*WHAT YOU NEED TO DO*: Pull out each line of the data that includes the word "chart".

*MATERIAL*:
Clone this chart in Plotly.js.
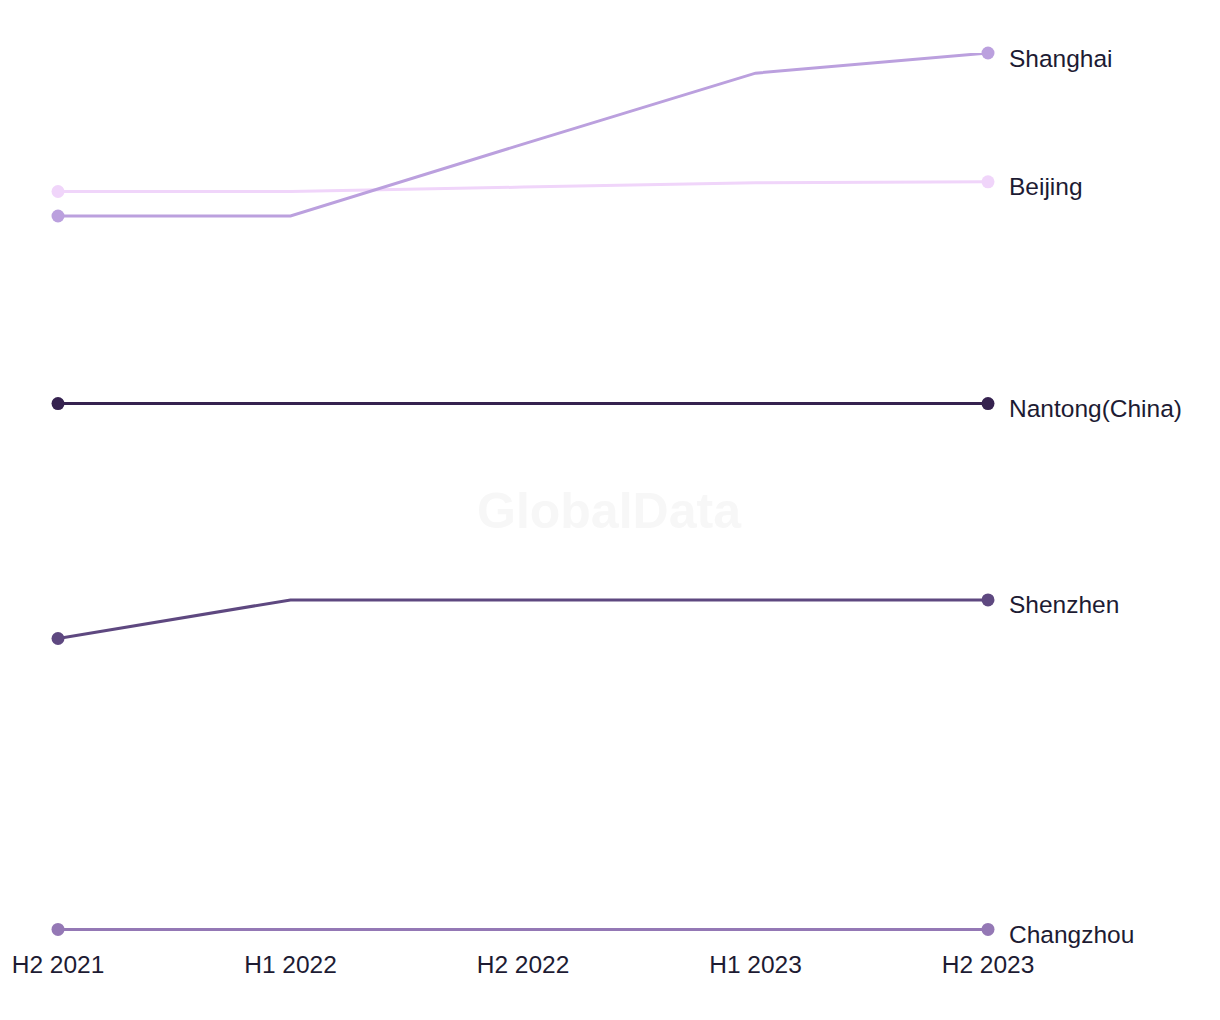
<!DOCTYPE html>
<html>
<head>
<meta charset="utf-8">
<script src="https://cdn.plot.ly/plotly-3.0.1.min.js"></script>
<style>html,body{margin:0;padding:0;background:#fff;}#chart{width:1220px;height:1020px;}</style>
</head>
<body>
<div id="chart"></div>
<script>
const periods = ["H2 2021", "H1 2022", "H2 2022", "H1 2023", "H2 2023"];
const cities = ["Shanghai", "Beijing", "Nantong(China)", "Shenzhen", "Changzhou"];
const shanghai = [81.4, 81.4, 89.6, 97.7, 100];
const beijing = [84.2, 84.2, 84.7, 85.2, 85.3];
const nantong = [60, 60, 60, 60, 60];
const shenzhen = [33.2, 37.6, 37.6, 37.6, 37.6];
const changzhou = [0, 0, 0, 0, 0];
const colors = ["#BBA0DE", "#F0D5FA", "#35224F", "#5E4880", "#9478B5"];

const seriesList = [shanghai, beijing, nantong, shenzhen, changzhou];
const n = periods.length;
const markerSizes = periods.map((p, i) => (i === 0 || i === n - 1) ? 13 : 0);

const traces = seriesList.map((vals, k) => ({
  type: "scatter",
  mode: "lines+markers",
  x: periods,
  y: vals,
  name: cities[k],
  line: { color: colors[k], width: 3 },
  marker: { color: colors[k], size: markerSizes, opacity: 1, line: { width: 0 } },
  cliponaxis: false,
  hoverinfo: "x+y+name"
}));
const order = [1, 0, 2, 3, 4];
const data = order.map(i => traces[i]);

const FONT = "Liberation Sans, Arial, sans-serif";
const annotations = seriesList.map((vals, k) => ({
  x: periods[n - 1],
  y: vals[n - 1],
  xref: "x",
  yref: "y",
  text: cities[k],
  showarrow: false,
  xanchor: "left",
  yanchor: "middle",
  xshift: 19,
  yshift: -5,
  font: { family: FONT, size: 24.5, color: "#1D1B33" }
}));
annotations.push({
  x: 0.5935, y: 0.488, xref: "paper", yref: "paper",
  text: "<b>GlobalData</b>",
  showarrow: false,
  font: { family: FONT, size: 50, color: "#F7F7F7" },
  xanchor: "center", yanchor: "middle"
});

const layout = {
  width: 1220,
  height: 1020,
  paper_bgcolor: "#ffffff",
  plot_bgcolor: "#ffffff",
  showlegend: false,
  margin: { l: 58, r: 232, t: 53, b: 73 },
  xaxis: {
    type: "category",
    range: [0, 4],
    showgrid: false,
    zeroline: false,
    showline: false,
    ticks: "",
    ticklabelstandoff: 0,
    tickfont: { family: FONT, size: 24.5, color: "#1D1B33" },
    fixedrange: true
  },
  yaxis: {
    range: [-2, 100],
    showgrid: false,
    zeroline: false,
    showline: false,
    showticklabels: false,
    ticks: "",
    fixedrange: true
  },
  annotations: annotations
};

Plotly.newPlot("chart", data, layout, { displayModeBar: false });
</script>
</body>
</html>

*COMPLETE RESPONSE*:
Clone this chart in Plotly.js.
<style>html,body{margin:0;padding:0;background:#fff;}#chart{width:1220px;height:1020px;}</style>
<div id="chart"></div>
Plotly.newPlot("chart", data, layout, { displayModeBar: false });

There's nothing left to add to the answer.